On Thursday evening, the Health, Labor and Welfare Ministry told Comsn it would “be difficult” for the companies to allay public unrest over the deal. Since NSS and Comsn belong to the same corporate group, the cozy agreement has raised concerns that Goodwill is trying to sweep Comsn’s problems under the rug and prevent any attempt to hold the company accountable.
The shutdowns will affect about 60,000 elderly.
The ministry also urged Comsn to continue nursing services for its clients through the end of the business year. By next April, the parties involved should then fully consult the ministry and discuss the future of their businesses, the ministry said. Comsn late Thursday accepted the ministry’s demand.
On Wednesday, Comsn said the deal is designed to secure continued nursing-care services for its customers and to ensure the job security of its employees. The business will belong to NSS Corp. as of July 31, the firm said.

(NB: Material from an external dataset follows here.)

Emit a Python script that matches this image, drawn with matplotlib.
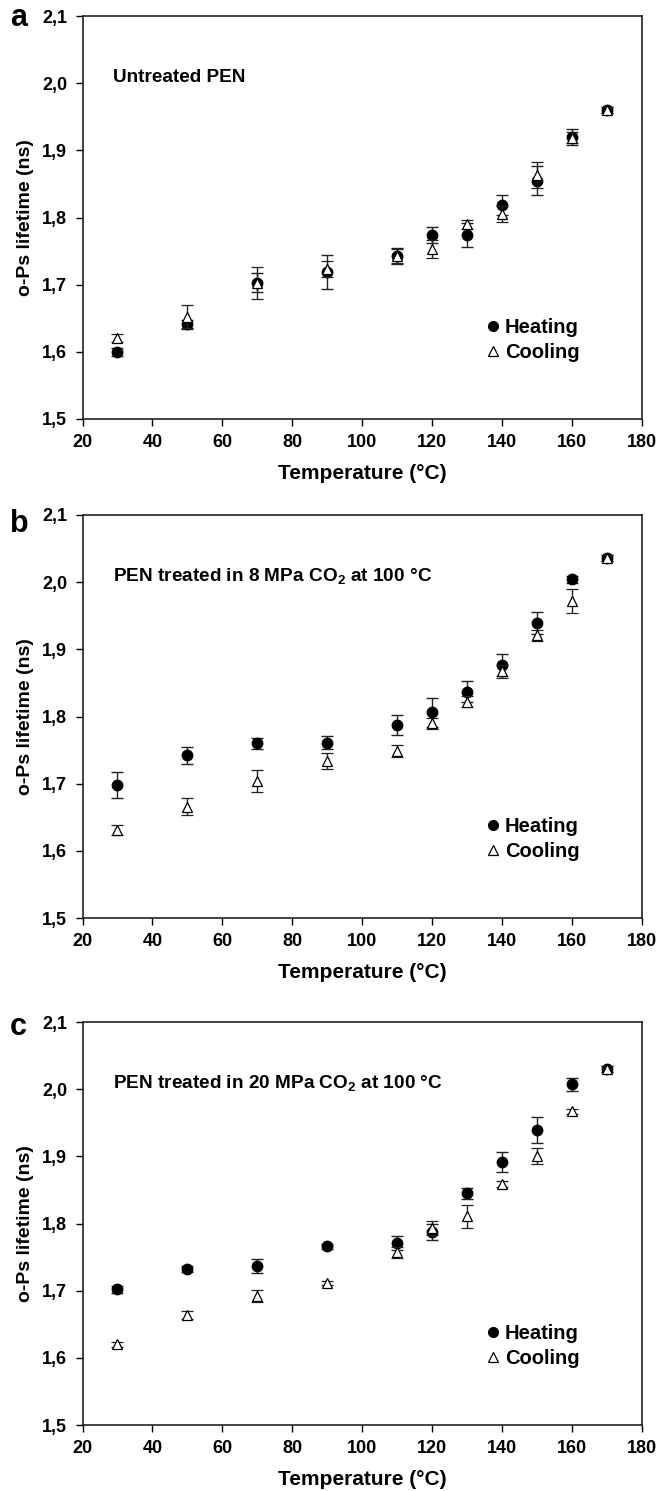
import matplotlib
matplotlib.use("Agg")
import matplotlib.pyplot as plt
from matplotlib.ticker import FuncFormatter
from matplotlib.lines import Line2D

plt.rcParams['font.family'] = ['Liberation Sans', 'DejaVu Sans']
plt.rcParams['font.weight'] = 'bold'
plt.rcParams['mathtext.fontset'] = 'custom'
plt.rcParams['mathtext.rm'] = 'Liberation Sans:bold'
plt.rcParams['mathtext.bf'] = 'Liberation Sans:bold'

# temperatures (°C)
temps = [30, 50, 70, 90, 110, 120, 130, 140, 150, 160, 170]

# panel a - untreated PEN
a_heat = [1.600, 1.641, 1.703, 1.719, 1.743, 1.774, 1.774, 1.818, 1.855, 1.920, 1.960]
a_heat_err = [0.006, 0.007, 0.014, 0.025, 0.012, 0.012, 0.018, 0.015, 0.022, 0.012, 0.005]
a_cool = [1.621, 1.652, 1.702, 1.723, 1.743, 1.753, 1.790, 1.805, 1.863, 1.919, 1.960]
a_cool_err = [0.006, 0.017, 0.024, 0.012, 0.010, 0.014, 0.007, 0.012, 0.019, 0.008, 0.005]

# panel b - 8 MPa CO2
b_heat = [1.698, 1.742, 1.760, 1.761, 1.787, 1.806, 1.837, 1.877, 1.939, 2.004, 2.036]
b_heat_err = [0.020, 0.012, 0.008, 0.010, 0.015, 0.021, 0.016, 0.016, 0.016, 0.005, 0.004]
b_cool = [1.631, 1.666, 1.704, 1.734, 1.749, 1.790, 1.822, 1.867, 1.921, 1.972, 2.036]
b_cool_err = [0.007, 0.013, 0.016, 0.012, 0.009, 0.008, 0.008, 0.010, 0.008, 0.018, 0.004]

# panel c - 20 MPa CO2
c_heat = [1.702, 1.732, 1.737, 1.766, 1.771, 1.788, 1.845, 1.891, 1.939, 2.007, 2.030]
c_heat_err = [0.005, 0.004, 0.010, 0.004, 0.010, 0.012, 0.008, 0.015, 0.019, 0.010, 0.004]
c_cool = [1.620, 1.664, 1.692, 1.711, 1.757, 1.793, 1.811, 1.859, 1.901, 1.967, 2.030]
c_cool_err = [0.004, 0.006, 0.009, 0.003, 0.008, 0.010, 0.017, 0.004, 0.012, 0.004, 0.004]

panel_letters = ['a', 'b', 'c']
panel_titles = ['Untreated PEN',
                'PEN treated in 8 MPa CO$_2$ at 100 °C',
                'PEN treated in 20 MPa CO$_2$ at 100 °C']

fig = plt.figure(figsize=(6.6, 14.91), dpi=100)

# axes boxes in pixels (top, bottom)
boxes = [(16, 419), (515, 918), (1022, 1425)]
left_px, right_px = 82.5, 642
W, H = 660.0, 1491.0

data = [(a_heat, a_heat_err, a_cool, a_cool_err),
        (b_heat, b_heat_err, b_cool, b_cool_err),
        (c_heat, c_heat_err, c_cool, c_cool_err)]

comma = FuncFormatter(lambda v, p: ('%.1f' % v).replace('.', ','))

leg_handles = [Line2D([], [], ls='none', marker='o', color='black', ms=7),
               Line2D([], [], ls='none', marker='^', mfc='white', mec='black', mew=0.9, ms=6.5)]

for i, (top, bot) in enumerate(boxes):
    ax = fig.add_axes([left_px / W, 1 - bot / H, (right_px - left_px) / W, (bot - top) / H])
    heat, heat_err, cool, cool_err = data[i]

    ax.errorbar(temps, heat, yerr=heat_err, fmt='o', color='black', ms=7.5,
                ecolor='#222222', elinewidth=1, capsize=4.5, capthick=1, zorder=3)
    ax.errorbar(temps, cool, yerr=cool_err, fmt='^', mfc='white', mec='black', mew=0.9, ms=7,
                ecolor='#222222', elinewidth=1, capsize=4.5, capthick=1, zorder=4)

    ax.set_xlim(20, 180)
    ax.set_ylim(1.5, 2.1)
    ax.set_xticks(range(20, 181, 20))
    ax.set_yticks([1.5, 1.6, 1.7, 1.8, 1.9, 2.0, 2.1])
    ax.yaxis.set_major_formatter(comma)
    ax.tick_params(direction='out', length=5, width=1, labelsize=13, pad=6)
    for lab in ax.get_xticklabels() + ax.get_yticklabels():
        lab.set_fontweight('bold')
    for s in ax.spines.values():
        s.set_linewidth(1.2)
        s.set_color('#222222')

    ax.set_xlabel('Temperature (°C)', fontsize=15, fontweight='bold', labelpad=9)
    ax.set_ylabel('o-Ps lifetime (ns)', fontsize=14, fontweight='bold', labelpad=6)

    ax.text(28.7, 2.008, panel_titles[i], fontsize=13.7, fontweight='bold', va='center', ha='left')

    ax.legend(leg_handles, ['Heating', 'Cooling'], loc='upper left',
              bbox_to_anchor=(134.5, 1.65), bbox_transform=ax.transData,
              frameon=False, fontsize=14.5, handletextpad=0.1, labelspacing=0.3,
              borderpad=0, handlelength=1.0, borderaxespad=0)

    fig.text(10 / W, 1 - [26, 532, 1035][i] / H, panel_letters[i], fontsize=22,
             fontweight='bold', va='baseline', ha='left')

fig.savefig('out.png', dpi=100)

The ministry said the operating licenses of the nursing-care centers were being terminated because Comsn obtained some of them through fraudulent applications, including those that inflated employee figures. The decision threatens to displace about 60,000 customers and 24,000 employees.
The ministry Wednesday told all prefectures that have issued licenses to Comsn not to renew the six-year permits for 1,655 Comsn care centers when they expire between next April and March 2012, and not to issue any new ones to the firm, ministry officials said.
The deal would have allowed NSS to seek licenses to run the ex-Comsn facilities.
Wakayama Gov. Yoshinobu Nisaka said his prefecture will not grant licenses to NSS.
“(Comsn’s move) is an evasion of the law,” he said. “Even if the company that offers services changes (to a different company), the substance is the same.”
Comsn inflated the number of caretakers under its employ to obtain a license last July for a care center in Hirosaki, Aomori Prefecture, the officials said, citing one fraudulent case.
The ministry has said Comsn’s move to abolish a care center in Tokyo at a time when the metropolitan government was about to revoke its license was a deliberate attempt to escape punishment.
Based on these fraudulent acts, the ministry applied the guilt-by-association clause to Comsn’s eight operations in five prefectures in refusing to renew their licenses.